Two questions, then. First, why is there so much variation? And second, which ones are you going to believe?
With that much variation, they can’t all be right. So what’s up? A look at a single method might help answer the question. As you know, there are lots of elements and compounds in sea water—most obviously salt, but lots of other stuff too. You can pick one of those—let’s say salt—and measure its concentration in sea water. Then you can try to calculate how much saltier the sea is getting every year—or you can just log your measurements over a period of several years—and you can run that number back to calculate how many years ago the sea would have had no salt in it. That gives you a presumed date for the beginning of the ocean, which is not necessarily the same as the age of the earth, but at least it’ll tell you whether you’re dealing with thousands or millions or billions of years.
[As usual, there’s more to this than what I’ve mentioned here. Salt settles out of sea water in sediment, and there are other variables as well. The method attempts to take all of this into account.]
Well, it turns out that when you run those numbers for different substances—salt, magnesium, calcium, whatever—you get different dates, sometimes widely varying dates. Why?
I think the answer is obvious. There’s an assumption behind the method. When you extrapolate the rate of increasing concentration back into previous years, you’re assuming that the rate was essentially constant over time. That seems to be a reasonable assumption, but it’s an assumption nonetheless; it’s uniformitarianism, which underlies pretty much all of evolutionary thinking.
But imagine another scenario. What would an unusual year—say, a year with a significant flood, even a global one—do to the numbers?
So our calculations are hostage to annual deviations in runoff to the oceans. And the very fact that our numbers differ from substance to substance tells us that the deposition has not been uniform. Our assumption is wrong, and our results are therefore invalid.

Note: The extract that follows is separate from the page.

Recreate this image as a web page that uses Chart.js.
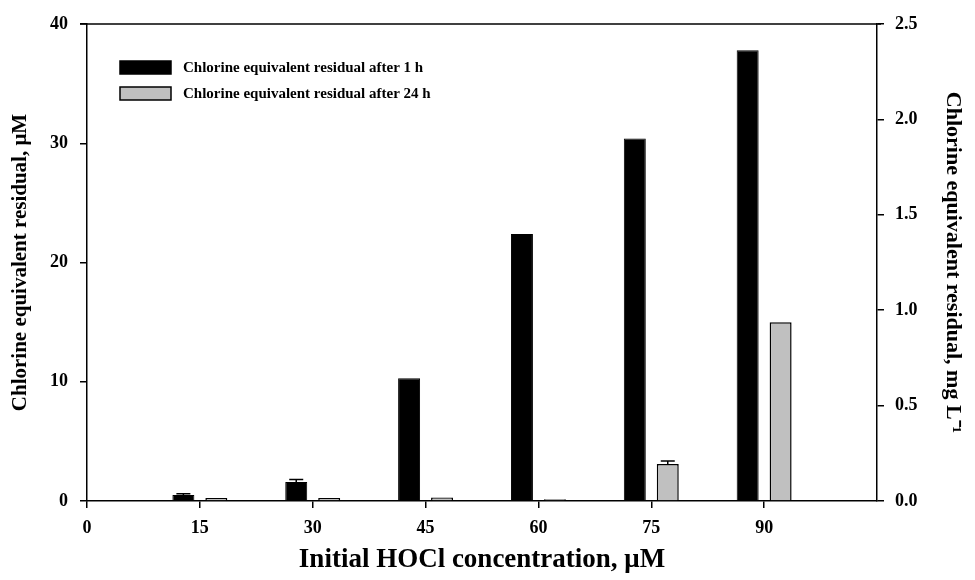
<!DOCTYPE html>
<html>
<head>
<meta charset="utf-8">
<script src="https://cdn.jsdelivr.net/npm/chart.js@4"></script>
<style>
  body { margin: 0; background: #fff; }
  #wrap { width: 975px; height: 580px; }
</style>
</head>
<body>
<div id="wrap"><canvas id="barChart" width="975" height="580"></canvas></div>
<script>
// data
const concentrations = [15, 30, 45, 60, 75, 90];
const residual1h = [0.5, 1.6, 10.3, 22.4, 30.4, 37.8];
const residual24h = [0.25, 0.25, 0.3, 0.15, 3.1, 15.0];
const err1h = [0.1, 0.2, 0, 0, 0, 0];
const err24h = [0, 0, 0, 0, 0.25, 0];
const xTicks = [0, 15, 30, 45, 60, 75, 90];
const seriesNames = ['Chlorine equivalent residual after 1 h', 'Chlorine equivalent residual after 24 h'];

const FONT = '"Liberation Serif", "Times New Roman", serif';
const tickFont = { family: FONT, size: 18, weight: 'bold' };
const yTitleFont = { family: FONT, size: 21, weight: 'bold' };
const y2TitleFont = { family: FONT, size: 22, weight: 'bold' };
const xTitleFont = { family: FONT, size: 27, weight: 'bold' };

// top frame line + error bars + legend inside plot
const extras = {
    id: 'extras',
    afterDatasetsDraw(chart) {
        const ctx = chart.ctx;
        const y = chart.scales.y;
        const errs = [err1h, err24h];
        ctx.save();
        ctx.strokeStyle = '#000';
        ctx.lineWidth = 1.5;
        chart.data.datasets.forEach((ds, i) => {
            const meta = chart.getDatasetMeta(i);
            meta.data.forEach((bar, j) => {
                const e = errs[i][j];
                if (!e) return;
                const top = y.getPixelForValue(ds.data[j].y + e);
                const cx = bar.x;
                ctx.beginPath();
                ctx.moveTo(cx, bar.y);
                ctx.lineTo(cx, top);
                ctx.moveTo(cx - 7, top);
                ctx.lineTo(cx + 7, top);
                ctx.stroke();
            });
        });
        // top border of frame
        const a = chart.chartArea;
        ctx.beginPath();
        ctx.moveTo(a.left - 7, a.top);
        ctx.lineTo(a.right + 4, a.top);
        ctx.stroke();
        // legend
        ctx.font = 'bold 15px ' + FONT;
        ctx.textBaseline = 'middle';
        const lx = a.left + 33, ly = [a.top + 37, a.top + 63];
        chart.data.datasets.forEach((ds, i) => {
            ctx.fillStyle = ds.backgroundColor;
            ctx.fillRect(lx, ly[i], 51, 13);
            ctx.lineWidth = 1.5;
            ctx.strokeRect(lx, ly[i], 51, 13);
            ctx.fillStyle = '#000';
            ctx.fillText(ds.label, lx + 63, ly[i] + 7);
        });
        ctx.restore();
    }
};

const gridOpts = { display: true, drawOnChartArea: false, offset: false, color: '#000', tickLength: 7, lineWidth: 1.5 };
const borderOpts = { display: true, color: '#000', width: 1.5 };

const ctx = document.getElementById('barChart').getContext('2d');
new Chart(ctx, {
    type: 'bar',
    data: {
        datasets: [{
            label: seriesNames[0],
            data: concentrations.map((c, i) => ({ x: c, y: residual1h[i] })),
            backgroundColor: '#000000',
            borderColor: '#000000',
            borderWidth: 1
        }, {
            label: seriesNames[1],
            data: concentrations.map((c, i) => ({ x: c, y: residual24h[i] })),
            backgroundColor: '#c0c0c0',
            borderColor: '#000000',
            borderWidth: 1.5
        }]
    },
    options: {
        responsive: false,
        animation: false,
        layout: { padding: { top: 24, left: 0, right: 0, bottom: 0 } },
        datasets: { bar: { categoryPercentage: 0.584, barPercentage: 0.667 } },
        plugins: {
            legend: { display: false },
            tooltip: { enabled: false }
        },
        scales: {
            x: {
                type: 'linear',
                min: 0,
                max: 105,
                offset: false,
                afterBuildTicks: s => { s.ticks = xTicks.map(v => ({ value: v })); },
                afterFit: s => { s.height = 79; },
                ticks: { font: tickFont, color: '#000', padding: 10, maxRotation: 0 },
                grid: gridOpts,
                border: borderOpts,
                title: { display: true, text: 'Initial HOCl concentration, μM', font: xTitleFont, color: '#000', padding: { top: 4, bottom: 4 } }
            },
            y: {
                position: 'left',
                min: 0,
                max: 40,
                afterFit: s => { s.width = 87; },
                ticks: { stepSize: 10, font: tickFont, color: '#000', padding: 12 },
                grid: gridOpts,
                border: borderOpts,
                title: { display: true, text: 'Chlorine equivalent residual, μM', font: yTitleFont, color: '#000', padding: { top: 8, bottom: 4 } }
            },
            y2: {
                position: 'right',
                min: 0,
                max: 2.5,
                afterFit: s => { s.width = 98; },
                ticks: { stepSize: 0.5, font: tickFont, color: '#000', padding: 11, callback: v => v.toFixed(1) },
                grid: gridOpts,
                border: borderOpts,
                title: { display: true, text: 'Chlorine equivalent residual, mg L⁻¹', font: y2TitleFont, color: '#000', padding: { top: 9, bottom: 4 } }
            }
        }
    },
    plugins: [extras]
});
</script>
</body>
</html>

So we have dates, “measured” by geochronometers, that are all over the place.
Which ones do we pick?
Ah, there’s the rub. Our choices will be driven by our assumptions. If you’re Donald Johanson, and you’re confident that the earth is 4.5 billion years old, you’re going to select those indicators as examples of how science is done. After all, the ones that take us below 10,000 years can’t possibly be right. They’re statistical outliers. Obviously.
That’s called slanted selection of evidence, and like assuming your conclusion, it’ll get you an F on your freshman research paper.
(Now, this is a sword that cuts both ways. I’m strongly tempted to listen to just the geochronometers that indicate a young earth; I’ve even linked to several above. I need to do the best I can with the data myself, not letting my bias cloud my openness to hard facts.)
But my point is that the geochronometers don’t tell a single story, because we can demonstrate that a great many of them are based on illegitimate assumptions. So why do we insist that only one story can be told, and that the tellers of other stories are mythematicians? And where is the robustness in the evidence that seeks to turn me from the Scripture?